Data shown ::
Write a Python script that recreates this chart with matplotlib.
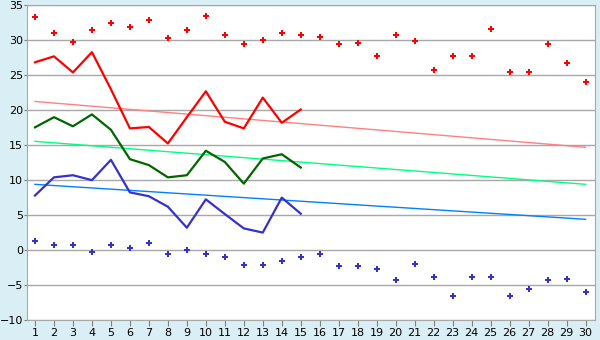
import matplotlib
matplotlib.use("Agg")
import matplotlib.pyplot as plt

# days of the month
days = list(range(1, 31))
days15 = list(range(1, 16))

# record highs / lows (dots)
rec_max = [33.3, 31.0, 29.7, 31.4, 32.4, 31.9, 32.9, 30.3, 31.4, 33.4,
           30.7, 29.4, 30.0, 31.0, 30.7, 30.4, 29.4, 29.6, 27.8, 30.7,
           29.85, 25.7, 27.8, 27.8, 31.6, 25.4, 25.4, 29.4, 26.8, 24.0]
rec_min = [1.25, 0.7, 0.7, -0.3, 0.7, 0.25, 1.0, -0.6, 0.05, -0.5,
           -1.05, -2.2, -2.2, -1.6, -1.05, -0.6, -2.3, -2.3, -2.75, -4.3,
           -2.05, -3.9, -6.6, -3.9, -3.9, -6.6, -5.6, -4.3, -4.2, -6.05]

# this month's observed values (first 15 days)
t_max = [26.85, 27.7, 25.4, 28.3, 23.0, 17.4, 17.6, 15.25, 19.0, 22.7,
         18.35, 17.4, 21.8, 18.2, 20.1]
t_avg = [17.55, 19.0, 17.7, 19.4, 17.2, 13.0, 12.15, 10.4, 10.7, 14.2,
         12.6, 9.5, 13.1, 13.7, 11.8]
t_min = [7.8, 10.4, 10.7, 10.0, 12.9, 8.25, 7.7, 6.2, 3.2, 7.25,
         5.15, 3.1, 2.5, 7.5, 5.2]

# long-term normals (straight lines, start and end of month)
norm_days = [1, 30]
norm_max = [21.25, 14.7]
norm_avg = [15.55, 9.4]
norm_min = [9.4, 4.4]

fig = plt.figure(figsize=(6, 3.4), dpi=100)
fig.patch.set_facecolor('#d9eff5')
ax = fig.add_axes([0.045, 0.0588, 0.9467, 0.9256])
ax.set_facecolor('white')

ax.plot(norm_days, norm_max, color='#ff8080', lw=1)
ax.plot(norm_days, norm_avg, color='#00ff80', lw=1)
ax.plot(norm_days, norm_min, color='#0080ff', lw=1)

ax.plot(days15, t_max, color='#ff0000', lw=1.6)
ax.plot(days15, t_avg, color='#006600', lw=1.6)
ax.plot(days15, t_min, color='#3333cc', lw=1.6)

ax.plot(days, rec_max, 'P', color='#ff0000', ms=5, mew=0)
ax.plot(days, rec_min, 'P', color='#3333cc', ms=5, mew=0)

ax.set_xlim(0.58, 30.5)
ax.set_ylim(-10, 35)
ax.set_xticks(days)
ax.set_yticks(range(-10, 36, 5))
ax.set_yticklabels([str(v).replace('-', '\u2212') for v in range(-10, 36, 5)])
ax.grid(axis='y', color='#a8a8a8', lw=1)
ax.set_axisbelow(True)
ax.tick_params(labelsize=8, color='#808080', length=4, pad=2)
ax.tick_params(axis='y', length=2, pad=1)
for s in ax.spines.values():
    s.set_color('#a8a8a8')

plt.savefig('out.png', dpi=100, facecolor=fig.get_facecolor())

Task :: Set the lines above down again, word for word, from the first through the one containing "ax.set_facecolor('white')"; pictures excluded.

Exercise answer ::
Write a Python script that recreates this chart with matplotlib.
import matplotlib
matplotlib.use("Agg")
import matplotlib.pyplot as plt

# days of the month
days = list(range(1, 31))
days15 = list(range(1, 16))

# record highs / lows (dots)
rec_max = [33.3, 31.0, 29.7, 31.4, 32.4, 31.9, 32.9, 30.3, 31.4, 33.4,
           30.7, 29.4, 30.0, 31.0, 30.7, 30.4, 29.4, 29.6, 27.8, 30.7,
           29.85, 25.7, 27.8, 27.8, 31.6, 25.4, 25.4, 29.4, 26.8, 24.0]
rec_min = [1.25, 0.7, 0.7, -0.3, 0.7, 0.25, 1.0, -0.6, 0.05, -0.5,
           -1.05, -2.2, -2.2, -1.6, -1.05, -0.6, -2.3, -2.3, -2.75, -4.3,
           -2.05, -3.9, -6.6, -3.9, -3.9, -6.6, -5.6, -4.3, -4.2, -6.05]

# this month's observed values (first 15 days)
t_max = [26.85, 27.7, 25.4, 28.3, 23.0, 17.4, 17.6, 15.25, 19.0, 22.7,
         18.35, 17.4, 21.8, 18.2, 20.1]
t_avg = [17.55, 19.0, 17.7, 19.4, 17.2, 13.0, 12.15, 10.4, 10.7, 14.2,
         12.6, 9.5, 13.1, 13.7, 11.8]
t_min = [7.8, 10.4, 10.7, 10.0, 12.9, 8.25, 7.7, 6.2, 3.2, 7.25,
         5.15, 3.1, 2.5, 7.5, 5.2]

# long-term normals (straight lines, start and end of month)
norm_days = [1, 30]
norm_max = [21.25, 14.7]
norm_avg = [15.55, 9.4]
norm_min = [9.4, 4.4]

fig = plt.figure(figsize=(6, 3.4), dpi=100)
fig.patch.set_facecolor('#d9eff5')
ax = fig.add_axes([0.045, 0.0588, 0.9467, 0.9256])
ax.set_facecolor('white')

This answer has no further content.